> **EXERCISE BRIEF**: Repeat each record below exactly, dropping the pictures.

[Charts and diagrams as code]
◇ ◇ ◇ ◇
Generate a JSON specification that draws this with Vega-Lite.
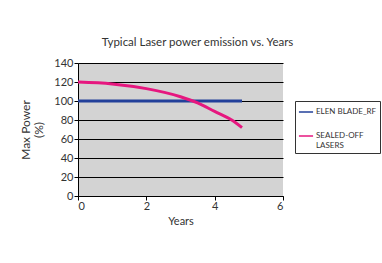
{
  "$schema": "https://vega.github.io/schema/vega-lite/v6.json",
  "width": 205,
  "height": 133,
  "autosize": {"type": "none"},
  "padding": {"left": 78, "top": 63, "right": 99, "bottom": 67},
  "background": "white",
  "title": {
    "text": "Typical Laser power emission vs. Years",
    "fontSize": 11.5,
    "fontWeight": "normal",
    "font": "Lato",
    "color": "#333",
    "anchor": "middle",
    "dx": 17,
    "offset": 9
  },
  "data": {
    "values": [
      {"series": "ELEN BLADE_RF", "years": 0, "power": 100},
      {"series": "ELEN BLADE_RF", "years": 4.8, "power": 100},
      {"series": "SEALED-OFF LASERS", "years": 0, "power": 120},
      {"series": "SEALED-OFF LASERS", "years": 1, "power": 118},
      {"series": "SEALED-OFF LASERS", "years": 2, "power": 113},
      {"series": "SEALED-OFF LASERS", "years": 3, "power": 104.5},
      {"series": "SEALED-OFF LASERS", "years": 3.5, "power": 98},
      {"series": "SEALED-OFF LASERS", "years": 4, "power": 89},
      {"series": "SEALED-OFF LASERS", "years": 4.5, "power": 80},
      {"series": "SEALED-OFF LASERS", "years": 4.8, "power": 72}
    ]
  },
  "mark": {"type": "line", "strokeWidth": 3, "interpolate": "monotone"},
  "encoding": {
    "x": {
      "field": "years",
      "type": "quantitative",
      "scale": {"domain": [0, 6], "nice": false},
      "axis": {
        "title": "Years",
        "values": [0, 2, 4, 6],
        "grid": false,
        "domainColor": "black",
        "tickColor": "black",
        "tickSize": 4,
        "labelFontSize": 11,
        "labelColor": "#333",
        "labelFont": "Lato",
        "titleFont": "Lato",
        "titleFontSize": 11,
        "titleFontWeight": "normal",
        "titleColor": "#333",
        "labelPadding": 0,
        "titlePadding": 4
      }
    },
    "y": {
      "field": "power",
      "type": "quantitative",
      "scale": {"domain": [0, 140], "nice": false},
      "axis": {
        "title": ["Max Power", "(%)"],
        "values": [0, 20, 40, 60, 80, 100, 120, 140],
        "grid": true,
        "gridColor": "black",
        "gridOpacity": 1,
        "gridWidth": 1,
        "domainColor": "black",
        "tickColor": "black",
        "tickSize": 4,
        "labelFontSize": 11,
        "labelColor": "#333",
        "labelFont": "Lato",
        "labelPadding": 1,
        "titleFont": "Lato",
        "titleFontSize": 12,
        "titleFontWeight": "normal",
        "titleColor": "#333",
        "titlePadding": 8,
        "titleLineHeight": 13
      }
    },
    "color": {
      "field": "series",
      "type": "nominal",
      "scale": {"domain": ["ELEN BLADE_RF", "SEALED-OFF LASERS"], "range": ["#22409a", "#e6177f"]},
      "legend": {
        "title": null,
        "orient": "none",
        "legendX": 217,
        "legendY": 38,
        "strokeColor": "#333",
        "fillColor": "white",
        "padding": 3,
        "symbolType": "stroke",
        "symbolSize": 200,
        "symbolStrokeWidth": 1.5,
        "labelFont": "Lato",
        "labelFontSize": 8,
        "labelColor": "#333",
        "labelOffset": 2,
        "labelLineHeight": 9,
        "labelLimit": 70,
        "rowPadding": 12,
        "labelExpr": "datum.label == 'SEALED-OFF LASERS' ? ['SEALED-OFF', 'LASERS'] : datum.label"
      }
    }
  },
  "config": {
    "view": {"fill": "#d3d3d3", "stroke": null}
  }
}
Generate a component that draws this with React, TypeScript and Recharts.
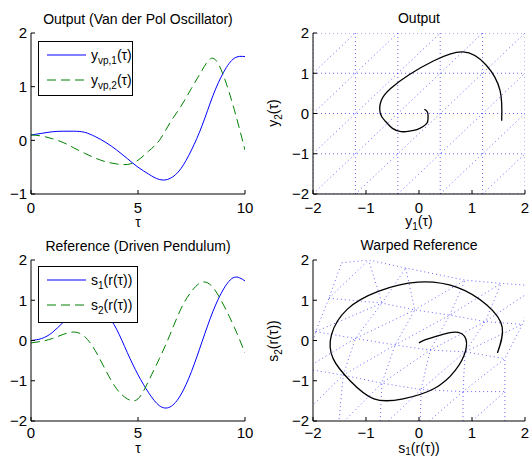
◇ ◇ ◇ ◇
> **COMPLETED EXERCISE**:
Generate a JSON specification that draws this with Vega-Lite.
{
  "$schema": "https://vega.github.io/schema/vega-lite/v6.json",
  "width": 205,
  "height": 133,
  "autosize": {"type": "none"},
  "padding": {"left": 78, "top": 63, "right": 99, "bottom": 67},
  "background": "white",
  "title": {
    "text": "Typical Laser power emission vs. Years",
    "fontSize": 11.5,
    "fontWeight": "normal",
    "font": "Lato",
    "color": "#333",
    "anchor": "middle",
    "dx": 17,
    "offset": 9
  },
  "data": {
    "values": [
      {"series": "ELEN BLADE_RF", "years": 0, "power": 100},
      {"series": "ELEN BLADE_RF", "years": 4.8, "power": 100},
      {"series": "SEALED-OFF LASERS", "years": 0, "power": 120},
      {"series": "SEALED-OFF LASERS", "years": 1, "power": 118},
      {"series": "SEALED-OFF LASERS", "years": 2, "power": 113},
      {"series": "SEALED-OFF LASERS", "years": 3, "power": 104.5},
      {"series": "SEALED-OFF LASERS", "years": 3.5, "power": 98},
      {"series": "SEALED-OFF LASERS", "years": 4, "power": 89},
      {"series": "SEALED-OFF LASERS", "years": 4.5, "power": 80},
      {"series": "SEALED-OFF LASERS", "years": 4.8, "power": 72}
    ]
  },
  "mark": {"type": "line", "strokeWidth": 3, "interpolate": "monotone"},
  "encoding": {
    "x": {
      "field": "years",
      "type": "quantitative",
      "scale": {"domain": [0, 6], "nice": false},
      "axis": {
        "title": "Years",
        "values": [0, 2, 4, 6],
        "grid": false,
        "domainColor": "black",
        "tickColor": "black",
        "tickSize": 4,
        "labelFontSize": 11,
        "labelColor": "#333",
        "labelFont": "Lato",
        "titleFont": "Lato",
        "titleFontSize": 11,
        "titleFontWeight": "normal",
        "titleColor": "#333",
        "labelPadding": 0,
        "titlePadding": 4
      }
    },
    "y": {
      "field": "power",
      "type": "quantitative",
      "scale": {"domain": [0, 140], "nice": false},
      "axis": {
        "title": ["Max Power", "(%)"],
        "values": [0, 20, 40, 60, 80, 100, 120, 140],
        "grid": true,
        "gridColor": "black",
        "gridOpacity": 1,
        "gridWidth": 1,
        "domainColor": "black",
        "tickColor": "black",
        "tickSize": 4,
        "labelFontSize": 11,
        "labelColor": "#333",
        "labelFont": "Lato",
        "labelPadding": 1,
        "titleFont": "Lato",
        "titleFontSize": 12,
        "titleFontWeight": "normal",
        "titleColor": "#333",
        "titlePadding": 8,
        "titleLineHeight": 13
      }
    },
    "color": {
      "field": "series",
      "type": "nominal",
      "scale": {"domain": ["ELEN BLADE_RF", "SEALED-OFF LASERS"], "range": ["#22409a", "#e6177f"]},
      "legend": {
        "title": null,
        "orient": "none",
        "legendX": 217,
        "legendY": 38,
        "strokeColor": "#333",
        "fillColor": "white",
        "padding": 3,
        "symbolType": "stroke",
        "symbolSize": 200,
        "symbolStrokeWidth": 1.5,
        "labelFont": "Lato",
        "labelFontSize": 8,
        "labelColor": "#333",
        "labelOffset": 2,
        "labelLineHeight": 9,
        "labelLimit": 70,
        "rowPadding": 12,
        "labelExpr": "datum.label == 'SEALED-OFF LASERS' ? ['SEALED-OFF', 'LASERS'] : datum.label"
      }
    }
  },
  "config": {
    "view": {"fill": "#d3d3d3", "stroke": null}
  }
}
Generate a component that draws this with React, TypeScript and Recharts.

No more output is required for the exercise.